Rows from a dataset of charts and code
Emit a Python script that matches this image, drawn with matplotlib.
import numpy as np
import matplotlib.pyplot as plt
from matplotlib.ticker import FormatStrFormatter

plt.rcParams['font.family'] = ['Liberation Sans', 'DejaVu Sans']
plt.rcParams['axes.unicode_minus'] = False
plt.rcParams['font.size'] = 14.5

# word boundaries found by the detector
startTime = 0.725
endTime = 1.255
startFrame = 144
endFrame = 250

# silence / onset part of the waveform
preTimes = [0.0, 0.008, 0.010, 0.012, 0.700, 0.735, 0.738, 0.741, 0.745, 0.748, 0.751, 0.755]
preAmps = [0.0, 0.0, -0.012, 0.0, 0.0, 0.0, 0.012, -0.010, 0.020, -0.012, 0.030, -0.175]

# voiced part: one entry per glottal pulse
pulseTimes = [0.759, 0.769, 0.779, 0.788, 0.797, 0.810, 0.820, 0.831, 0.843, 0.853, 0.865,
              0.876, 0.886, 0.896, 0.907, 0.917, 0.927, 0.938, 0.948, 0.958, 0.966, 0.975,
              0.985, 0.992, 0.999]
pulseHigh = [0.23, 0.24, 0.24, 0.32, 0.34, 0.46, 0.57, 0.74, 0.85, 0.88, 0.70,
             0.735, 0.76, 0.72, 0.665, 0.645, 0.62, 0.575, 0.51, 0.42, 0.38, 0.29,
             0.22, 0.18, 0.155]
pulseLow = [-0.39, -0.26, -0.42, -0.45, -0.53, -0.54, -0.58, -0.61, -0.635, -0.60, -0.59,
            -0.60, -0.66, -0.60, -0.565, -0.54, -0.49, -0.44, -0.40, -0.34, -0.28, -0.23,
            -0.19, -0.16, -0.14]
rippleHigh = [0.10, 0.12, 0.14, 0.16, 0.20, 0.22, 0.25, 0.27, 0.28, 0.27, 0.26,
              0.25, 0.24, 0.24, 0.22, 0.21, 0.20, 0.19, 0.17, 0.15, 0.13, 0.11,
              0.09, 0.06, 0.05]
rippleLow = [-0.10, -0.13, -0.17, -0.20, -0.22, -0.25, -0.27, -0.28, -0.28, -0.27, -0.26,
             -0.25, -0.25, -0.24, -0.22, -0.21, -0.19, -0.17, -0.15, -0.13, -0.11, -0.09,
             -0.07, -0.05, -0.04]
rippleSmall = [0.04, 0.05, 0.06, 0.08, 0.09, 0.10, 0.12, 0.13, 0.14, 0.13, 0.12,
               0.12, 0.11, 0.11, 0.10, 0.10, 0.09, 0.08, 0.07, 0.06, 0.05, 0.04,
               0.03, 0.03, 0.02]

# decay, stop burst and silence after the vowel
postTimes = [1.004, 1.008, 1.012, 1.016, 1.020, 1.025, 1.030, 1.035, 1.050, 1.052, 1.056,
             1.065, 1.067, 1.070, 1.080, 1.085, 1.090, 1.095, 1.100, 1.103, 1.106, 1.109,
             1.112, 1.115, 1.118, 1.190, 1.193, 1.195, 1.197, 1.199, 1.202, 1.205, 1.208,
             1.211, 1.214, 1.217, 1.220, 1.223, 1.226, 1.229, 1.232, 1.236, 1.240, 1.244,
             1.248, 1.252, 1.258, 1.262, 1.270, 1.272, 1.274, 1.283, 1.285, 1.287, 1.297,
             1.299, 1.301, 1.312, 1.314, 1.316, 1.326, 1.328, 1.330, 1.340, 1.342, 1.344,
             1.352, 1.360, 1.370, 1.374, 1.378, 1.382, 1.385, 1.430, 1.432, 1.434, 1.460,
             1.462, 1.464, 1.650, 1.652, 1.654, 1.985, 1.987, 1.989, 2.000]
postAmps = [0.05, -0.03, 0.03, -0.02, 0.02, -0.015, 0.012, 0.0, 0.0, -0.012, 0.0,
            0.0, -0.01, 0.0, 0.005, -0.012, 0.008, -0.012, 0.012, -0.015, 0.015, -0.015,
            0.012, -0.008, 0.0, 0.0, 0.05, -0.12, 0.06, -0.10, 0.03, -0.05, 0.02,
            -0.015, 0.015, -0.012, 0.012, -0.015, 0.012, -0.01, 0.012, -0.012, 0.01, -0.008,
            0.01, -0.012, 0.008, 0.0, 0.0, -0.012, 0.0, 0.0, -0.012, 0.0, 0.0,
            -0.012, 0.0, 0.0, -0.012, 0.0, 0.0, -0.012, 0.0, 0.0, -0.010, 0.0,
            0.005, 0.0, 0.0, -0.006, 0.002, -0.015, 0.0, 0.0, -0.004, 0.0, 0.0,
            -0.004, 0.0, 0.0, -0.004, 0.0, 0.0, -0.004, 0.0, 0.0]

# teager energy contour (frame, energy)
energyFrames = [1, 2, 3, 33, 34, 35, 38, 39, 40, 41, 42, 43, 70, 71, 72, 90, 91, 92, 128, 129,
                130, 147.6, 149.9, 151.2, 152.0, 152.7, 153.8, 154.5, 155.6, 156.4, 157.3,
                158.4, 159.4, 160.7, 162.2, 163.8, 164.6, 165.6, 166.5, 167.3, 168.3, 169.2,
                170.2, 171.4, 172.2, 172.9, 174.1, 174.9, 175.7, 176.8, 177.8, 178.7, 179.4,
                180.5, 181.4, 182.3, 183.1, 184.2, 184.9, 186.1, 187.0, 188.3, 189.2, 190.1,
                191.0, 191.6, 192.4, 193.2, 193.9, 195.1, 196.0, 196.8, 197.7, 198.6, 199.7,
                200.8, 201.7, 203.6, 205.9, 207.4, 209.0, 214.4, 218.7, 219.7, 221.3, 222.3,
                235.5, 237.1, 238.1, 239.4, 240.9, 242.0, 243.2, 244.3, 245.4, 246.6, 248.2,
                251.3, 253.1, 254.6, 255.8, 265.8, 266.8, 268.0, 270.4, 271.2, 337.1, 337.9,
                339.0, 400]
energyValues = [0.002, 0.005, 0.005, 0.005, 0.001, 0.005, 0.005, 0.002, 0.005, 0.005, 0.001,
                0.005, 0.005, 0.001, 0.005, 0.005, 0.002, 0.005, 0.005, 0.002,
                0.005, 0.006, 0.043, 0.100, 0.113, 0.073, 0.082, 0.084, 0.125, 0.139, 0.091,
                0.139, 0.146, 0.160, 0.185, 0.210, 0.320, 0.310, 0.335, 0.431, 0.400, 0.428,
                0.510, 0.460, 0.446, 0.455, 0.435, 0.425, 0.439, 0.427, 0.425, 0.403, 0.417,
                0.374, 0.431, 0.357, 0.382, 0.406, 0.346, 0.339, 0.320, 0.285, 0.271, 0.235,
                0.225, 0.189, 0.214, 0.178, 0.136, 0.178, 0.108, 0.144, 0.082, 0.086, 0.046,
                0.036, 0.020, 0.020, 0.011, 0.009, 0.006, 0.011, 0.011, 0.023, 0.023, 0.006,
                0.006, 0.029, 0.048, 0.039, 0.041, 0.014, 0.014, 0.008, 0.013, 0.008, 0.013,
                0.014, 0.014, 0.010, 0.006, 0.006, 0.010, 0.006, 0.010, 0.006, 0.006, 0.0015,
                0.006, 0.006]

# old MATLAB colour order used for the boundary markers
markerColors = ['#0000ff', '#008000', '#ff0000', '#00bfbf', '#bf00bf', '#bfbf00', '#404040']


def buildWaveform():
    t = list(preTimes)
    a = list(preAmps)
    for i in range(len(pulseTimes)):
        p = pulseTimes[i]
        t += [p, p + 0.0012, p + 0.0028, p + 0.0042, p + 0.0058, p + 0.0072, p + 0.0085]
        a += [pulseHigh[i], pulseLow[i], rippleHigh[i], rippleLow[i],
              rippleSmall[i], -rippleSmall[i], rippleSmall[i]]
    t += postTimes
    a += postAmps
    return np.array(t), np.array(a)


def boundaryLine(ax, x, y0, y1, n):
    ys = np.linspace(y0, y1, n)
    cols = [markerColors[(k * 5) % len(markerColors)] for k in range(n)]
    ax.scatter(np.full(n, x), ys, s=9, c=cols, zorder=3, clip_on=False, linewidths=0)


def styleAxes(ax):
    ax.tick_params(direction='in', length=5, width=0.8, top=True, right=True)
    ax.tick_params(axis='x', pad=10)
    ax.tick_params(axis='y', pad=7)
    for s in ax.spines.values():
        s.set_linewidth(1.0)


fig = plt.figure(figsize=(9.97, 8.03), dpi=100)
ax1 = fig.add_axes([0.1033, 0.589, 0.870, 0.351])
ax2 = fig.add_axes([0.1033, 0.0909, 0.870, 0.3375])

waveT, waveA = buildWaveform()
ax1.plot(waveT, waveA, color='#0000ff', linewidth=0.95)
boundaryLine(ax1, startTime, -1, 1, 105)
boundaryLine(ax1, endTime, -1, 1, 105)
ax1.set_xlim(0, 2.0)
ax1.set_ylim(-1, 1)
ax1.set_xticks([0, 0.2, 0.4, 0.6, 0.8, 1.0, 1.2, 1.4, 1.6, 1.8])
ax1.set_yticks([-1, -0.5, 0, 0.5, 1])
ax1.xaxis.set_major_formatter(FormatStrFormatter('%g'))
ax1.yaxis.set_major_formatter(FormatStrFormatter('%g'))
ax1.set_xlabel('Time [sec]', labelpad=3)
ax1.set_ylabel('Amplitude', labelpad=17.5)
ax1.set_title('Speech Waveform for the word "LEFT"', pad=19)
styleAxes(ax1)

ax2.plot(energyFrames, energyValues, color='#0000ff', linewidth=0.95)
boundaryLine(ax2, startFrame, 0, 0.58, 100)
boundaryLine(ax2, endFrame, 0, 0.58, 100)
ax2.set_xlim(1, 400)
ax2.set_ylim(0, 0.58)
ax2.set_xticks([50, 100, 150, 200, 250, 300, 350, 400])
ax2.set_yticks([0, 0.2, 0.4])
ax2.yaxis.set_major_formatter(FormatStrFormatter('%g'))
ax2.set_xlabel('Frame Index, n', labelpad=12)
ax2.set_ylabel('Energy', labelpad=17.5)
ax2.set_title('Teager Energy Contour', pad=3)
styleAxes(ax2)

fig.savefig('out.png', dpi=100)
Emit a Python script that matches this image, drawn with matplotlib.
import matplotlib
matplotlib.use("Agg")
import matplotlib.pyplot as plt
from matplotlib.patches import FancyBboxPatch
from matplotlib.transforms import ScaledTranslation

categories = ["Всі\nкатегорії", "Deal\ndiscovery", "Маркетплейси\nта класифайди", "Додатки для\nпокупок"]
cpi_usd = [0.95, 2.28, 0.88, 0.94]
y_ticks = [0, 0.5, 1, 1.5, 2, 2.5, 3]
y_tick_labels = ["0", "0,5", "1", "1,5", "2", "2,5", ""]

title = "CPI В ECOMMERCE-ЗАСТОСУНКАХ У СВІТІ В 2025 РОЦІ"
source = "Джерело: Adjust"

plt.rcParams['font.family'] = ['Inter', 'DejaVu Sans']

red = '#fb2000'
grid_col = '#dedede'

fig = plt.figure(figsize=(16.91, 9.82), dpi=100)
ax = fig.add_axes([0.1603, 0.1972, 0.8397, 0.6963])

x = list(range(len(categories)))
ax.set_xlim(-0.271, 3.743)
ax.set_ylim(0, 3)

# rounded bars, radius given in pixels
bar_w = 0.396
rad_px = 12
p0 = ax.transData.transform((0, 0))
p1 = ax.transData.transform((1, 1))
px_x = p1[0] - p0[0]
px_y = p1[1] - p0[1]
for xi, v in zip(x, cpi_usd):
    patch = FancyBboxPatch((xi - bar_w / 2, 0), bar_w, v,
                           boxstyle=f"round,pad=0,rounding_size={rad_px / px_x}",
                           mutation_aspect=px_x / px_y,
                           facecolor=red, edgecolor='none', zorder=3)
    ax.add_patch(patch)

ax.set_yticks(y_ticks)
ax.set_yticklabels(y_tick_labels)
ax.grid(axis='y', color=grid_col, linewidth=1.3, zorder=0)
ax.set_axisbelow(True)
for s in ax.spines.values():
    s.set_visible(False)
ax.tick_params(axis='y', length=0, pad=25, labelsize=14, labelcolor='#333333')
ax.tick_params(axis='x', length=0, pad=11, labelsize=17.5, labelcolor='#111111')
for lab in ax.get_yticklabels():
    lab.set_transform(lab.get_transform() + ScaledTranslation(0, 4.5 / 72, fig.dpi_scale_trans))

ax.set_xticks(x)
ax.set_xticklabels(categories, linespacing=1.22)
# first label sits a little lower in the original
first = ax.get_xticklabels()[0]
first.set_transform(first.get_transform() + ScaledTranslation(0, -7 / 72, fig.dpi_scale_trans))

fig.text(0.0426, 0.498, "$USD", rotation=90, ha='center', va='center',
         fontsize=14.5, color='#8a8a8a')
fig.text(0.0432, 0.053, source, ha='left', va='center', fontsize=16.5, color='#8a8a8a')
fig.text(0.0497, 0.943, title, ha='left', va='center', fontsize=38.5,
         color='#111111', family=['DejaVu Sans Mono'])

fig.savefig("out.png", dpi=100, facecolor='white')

[WHAT TO WORK ON]
Repeat exactly, please, each line from the beginning of the data through the line with "endFrame = 250" in it, and only those lines.

[RESPONSE FOR THIS EXERCISE]
Emit a Python script that matches this image, drawn with matplotlib.
import numpy as np
import matplotlib.pyplot as plt
from matplotlib.ticker import FormatStrFormatter

plt.rcParams['font.family'] = ['Liberation Sans', 'DejaVu Sans']
plt.rcParams['axes.unicode_minus'] = False
plt.rcParams['font.size'] = 14.5

# word boundaries found by the detector
startTime = 0.725
endTime = 1.255
startFrame = 144
endFrame = 250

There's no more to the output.